2) As ISR occurs over 0.03 sec - indicated by the very rapid rotation of the elbow bones - the racket would go from edge on to face on to the ball mostly by the ISR. The angle of the arm and racket go from ~90 to the angle at impact (the so-called "β"). It is very difficult to observe pronation and distinguish it from ISR when the racket head acceleration is the highest.

3) Some pronation may have been learned by practicing to get the right angle on the racket face. That pronation could have occurred before ISR. Most pronation occurs in the follow through. ( It is even possible that the small pronation muscles are not strong enough to pronate while the ISR is rotationally accelerating the arm. ??)

luvforty 03-01-2013 05:58 AM

http://www.youtube.com/watch?v=InYd8IrFnkU

trophy is at 00:24 - his strings are facing the right fence.... he can pancake a ball to the right if he didn't turn his body to the target.

but he did, therefore he pancaked the ball to the opponent.

luvforty 03-01-2013 06:02 AM

Quote:

Originally Posted by Chas Tennis (Post 7243705)
Many of the points that you are discussing must show clearly in this high speed video.

High speed video of serve. See also other serves especially those viewed from behind.
https://vimeo.com/27528701

that looks like a spin serve, hence more 'edge on'.

but Fed's flat serve looks like a pancake to me....

not in the sense of a beginner pancake with E grip, but in the sense that from trophy if he doesn't turn his body at all, he can pancake a ball straight into the right fence.

Chas Tennis 03-01-2013 06:26 AM

Quote:

Originally Posted by luvforty (Post 7243754)
that looks like a spin serve, hence more 'edge on'.

but Fed's flat serve looks like a pancake to me....

not in the sense of a beginner pancake with E grip, but in the sense that from trophy if he doesn't turn his body at all, he can pancake a ball straight into the right fence.

All pro serves get most of their racket head speed from ISR. ISR, with a straight arm and the racket at an angle to the arm, causes the face of the racket to turn, change angle.

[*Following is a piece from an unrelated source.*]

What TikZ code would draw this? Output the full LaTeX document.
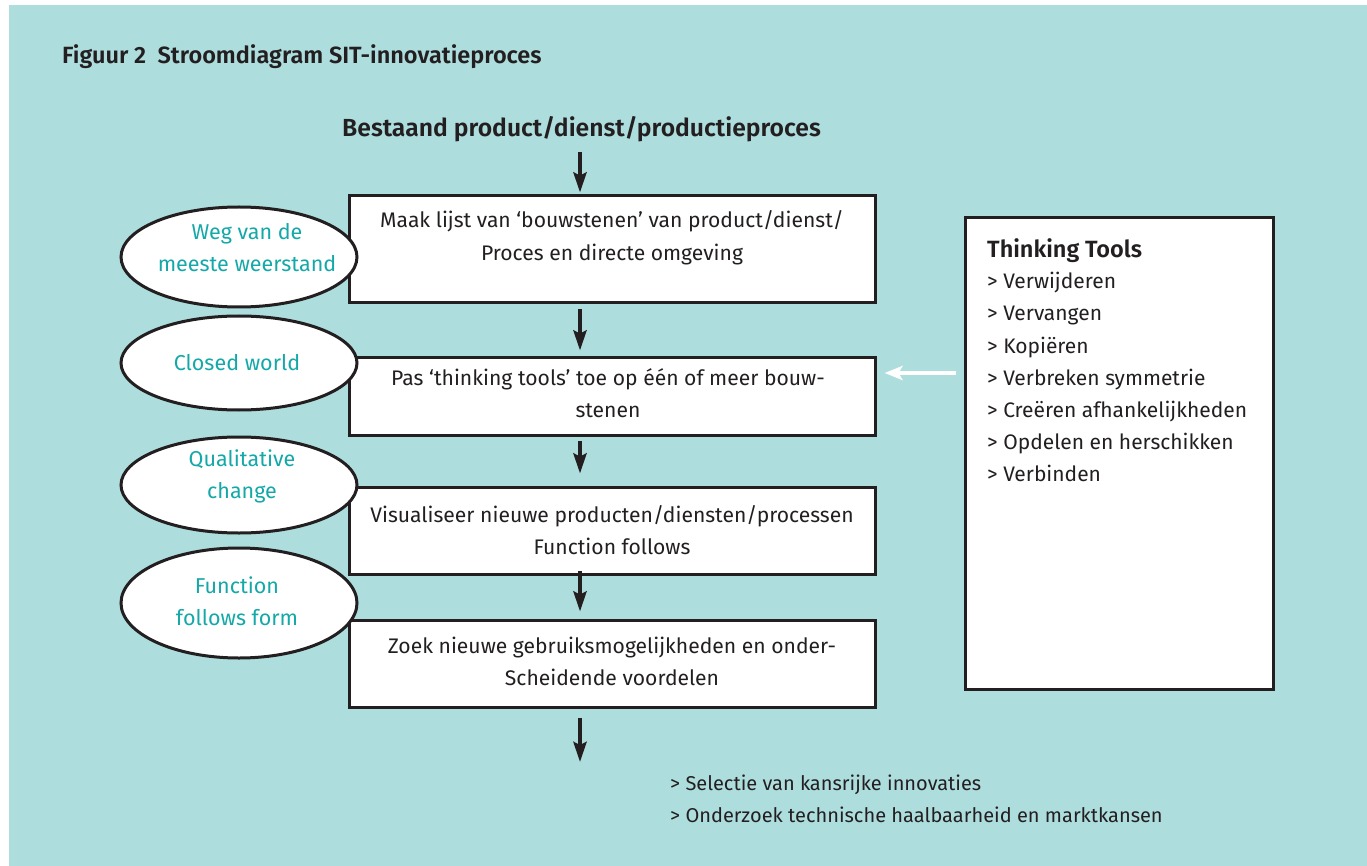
\documentclass[tikz,border=0pt]{standalone}
\usepackage{fontspec}
\setmainfont{Fira Sans}[BoldFont=Fira Sans SemiBold]
\usetikzlibrary{arrows.meta,shapes.geometric}
\definecolor{bgteal}{RGB}{174,221,222}
\definecolor{txteal}{RGB}{20,168,168}
\definecolor{ink}{RGB}{35,31,32}
\tikzset{
  x=1pt,y=-1pt,
  boxshape/.style={draw=ink,line width=3pt,fill=white,minimum width=526pt,inner sep=0pt},
  boxtxt/.style={align=center,text=ink,font=\fontsize{21.1}{32.5}\selectfont,inner sep=0pt},
  ellshape/.style={ellipse,draw=ink,line width=3pt,fill=white,minimum width=236pt,inner sep=0pt},
  elltxt/.style={align=center,text=txteal,font=\fontsize{21.5}{32}\selectfont,inner sep=0pt},
  plaintxt/.style={anchor=base west,text=ink,font=\fontsize{21}{32}\selectfont,inner sep=0pt},
  outtxt/.style={anchor=base west,text=ink,font=\fontsize{20}{32}\selectfont,inner sep=0pt},
  boldtxt/.style={anchor=base west,text=ink,font=\fontsize{23.5}{26}\selectfont\bfseries,inner sep=0pt},
  flowarrow/.style={draw=ink,line width=4pt,-{Stealth[length=20pt,width=13pt,inset=3pt]}},
  whitearrow/.style={draw=white,line width=3.5pt,-{Stealth[length=18pt,width=14pt,inset=4pt]}}
}
\begin{document}
\begin{tikzpicture}
\useasboundingbox (0,0) rectangle (1367,866);
\fill[white] (0,0) rectangle (1367,866);
\fill[bgteal] (9,5) rectangle (1367,866);

% title
\node[boldtxt] (title) at (62,64) {Figuur 2\ \ Stroomdiagram SIT-innovatieproces};
\node[boldtxt,font=\fontsize{24.7}{28}\selectfont\bfseries] (start) at (342,137) {Bestaand product/dienst/productieproces};

% boxes
\node[boxshape,minimum height=107pt] (b1) at (612,249.5) {};
\node[boxtxt] (b1t) at (612,237.5) {Maak lijst van ‘bouwstenen’ van product/dienst/\\Proces en directe omgeving};
\node[boxshape,minimum height=78pt] (b2) at (612,396) {};
\node[boxtxt] (b2t) at (608,393) {Pas ‘thinking tools’ toe op één of meer bouw-\\stenen};
\node[boxshape,minimum height=87pt] (b3) at (612,530.5) {};
\node[boxtxt] (b3t) at (612,530) {Visualiseer nieuwe producten/diensten/processen\\Function follows};
\node[boxshape,minimum height=87pt] (b4) at (612,663.5) {};
\node[boxtxt] (b4t) at (612,661.5) {Zoek nieuwe gebruiksmogelijkheden en onder-\\Scheidende voordelen};

% ellipses
\node[ellshape,minimum height=100pt] (e1) at (239,257) {};
\node[elltxt] (e1t) at (247,248) {Weg van de\\meeste weerstand};
\node[ellshape,minimum height=94pt] (e2) at (239,363) {};
\node[elltxt] (e2t) at (237,363) {Closed world};
\node[ellshape,minimum height=96pt] (e3) at (239,485) {};
\node[elltxt] (e3t) at (242,476) {Qualitative\\change};
\node[ellshape,minimum height=110pt] (e4) at (239,603) {};
\node[elltxt] (e4t) at (237,601.5) {Function\\follows form};

% thinking tools box
\node[draw=ink,line width=3pt,fill=white,minimum width=308pt,minimum height=471pt,inner sep=0pt] (tt) at (1119,453.5) {};
\node[boldtxt] (ttt) at (987,258) {Thinking Tools};
\node[plaintxt] (tt1) at (987,289) {> Verwijderen};
\node[plaintxt] (tt2) at (987,321) {> Vervangen};
\node[plaintxt] (tt3) at (987,353) {> Kopiëren};
\node[plaintxt] (tt4) at (987,385) {> Verbreken symmetrie};
\node[plaintxt] (tt5) at (987,417) {> Creëren afhankelijkheden};
\node[plaintxt] (tt6) at (987,449) {> Opdelen en herschikken};
\node[plaintxt] (tt7) at (987,481) {> Verbinden};

% bottom text
\node[outtxt] (o1) at (670,790) {> Selectie van kansrijke innovaties};
\node[outtxt] (o2) at (670,822) {> Onderzoek technische haalbaarheid en marktkansen};

% arrows
\coordinate (ax) at (580,0);
\coordinate (endp) at (580,762);
\coordinate (wa) at (0,373);
\draw[flowarrow,shorten <=9pt,shorten >=2pt] (start.south -| ax) -- (b1.north -| ax);
\draw[flowarrow,shorten <=5pt,shorten >=5pt] (b1.south -| ax) -- (b2.north -| ax);
\draw[flowarrow,shorten <=4pt,shorten >=12pt] (b2.south -| ax) -- (b3.north -| ax);
\draw[flowarrow,shorten <=-5pt,shorten >=7pt] (b3.south -| ax) -- (b4.north -| ax);
\draw[flowarrow,shorten <=9pt] (b4.south -| ax) -- (endp);
\draw[whitearrow,shorten <=8pt,shorten >=8pt] (tt.west |- wa) -- (b2.east |- wa);
\end{tikzpicture}
\end{document}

"but Fed's flat serve looks like a pancake to me...." Could you find a high speed video that clearly shows what you mean.

arche3 03-01-2013 06:30 AM

Quote:

Originally Posted by luvforty (Post 7243744)
http://www.youtube.com/watch?v=InYd8IrFnkU

trophy is at 00:24 - his strings are facing the right fence.... he can pancake a ball to the right if he didn't turn his body to the target.

but he did, therefore he pancaked the ball to the opponent.

Just stop.... your killing me.

luvforty 03-01-2013 06:35 AM

Quote:

Originally Posted by Chas Tennis (Post 7243826)
All pro serves get most of their racket head speed from ISR. ISR with a straight arm and the racket at an angle causes the face of the racket to turn, change angle.

"but Fed's flat serve looks like a pancake to me...." Could you find a high speed video that clearly shows what you mean.

right, the face does turn, but it's always SQUARE to the path of the racket head (in the Fed's flat serve), as opposed to your vimeo spin serve where the the face is more in-line with the path, aka on-edge.

just use the Fed video, imagine if he didn't jump, he didn't turn to the target, he only does a shadow swing with the ESR then the ISR, at what point is racket on edge?

looks to me he would pancake that ball to the right fence (or fans in his case lol)... I don't see at any point he'd chop on-edge at the ball.

luvforty 03-01-2013 06:36 AM

Quote:

Originally Posted by arche3 (Post 7243835)
Just stop.... your killing me.

what? explain.

arche3 03-01-2013 06:37 AM

and if he serves to the back bleachers it would be a reverse pan cake. BUT THAT IS NOT THE POINT! ahh... you serve to the other side of the net. I am getting a migrane. need to stop reading dozus' trolling.... must stop.

arche3 03-01-2013 06:39 AM

Quote:

Originally Posted by luvforty (Post 7243850)
what? explain.

stop playing tenis. no seriously. just stop. take up ping pong. its exactly like tennis. really. and you do it inside. there is a www.talkpingpong.com too.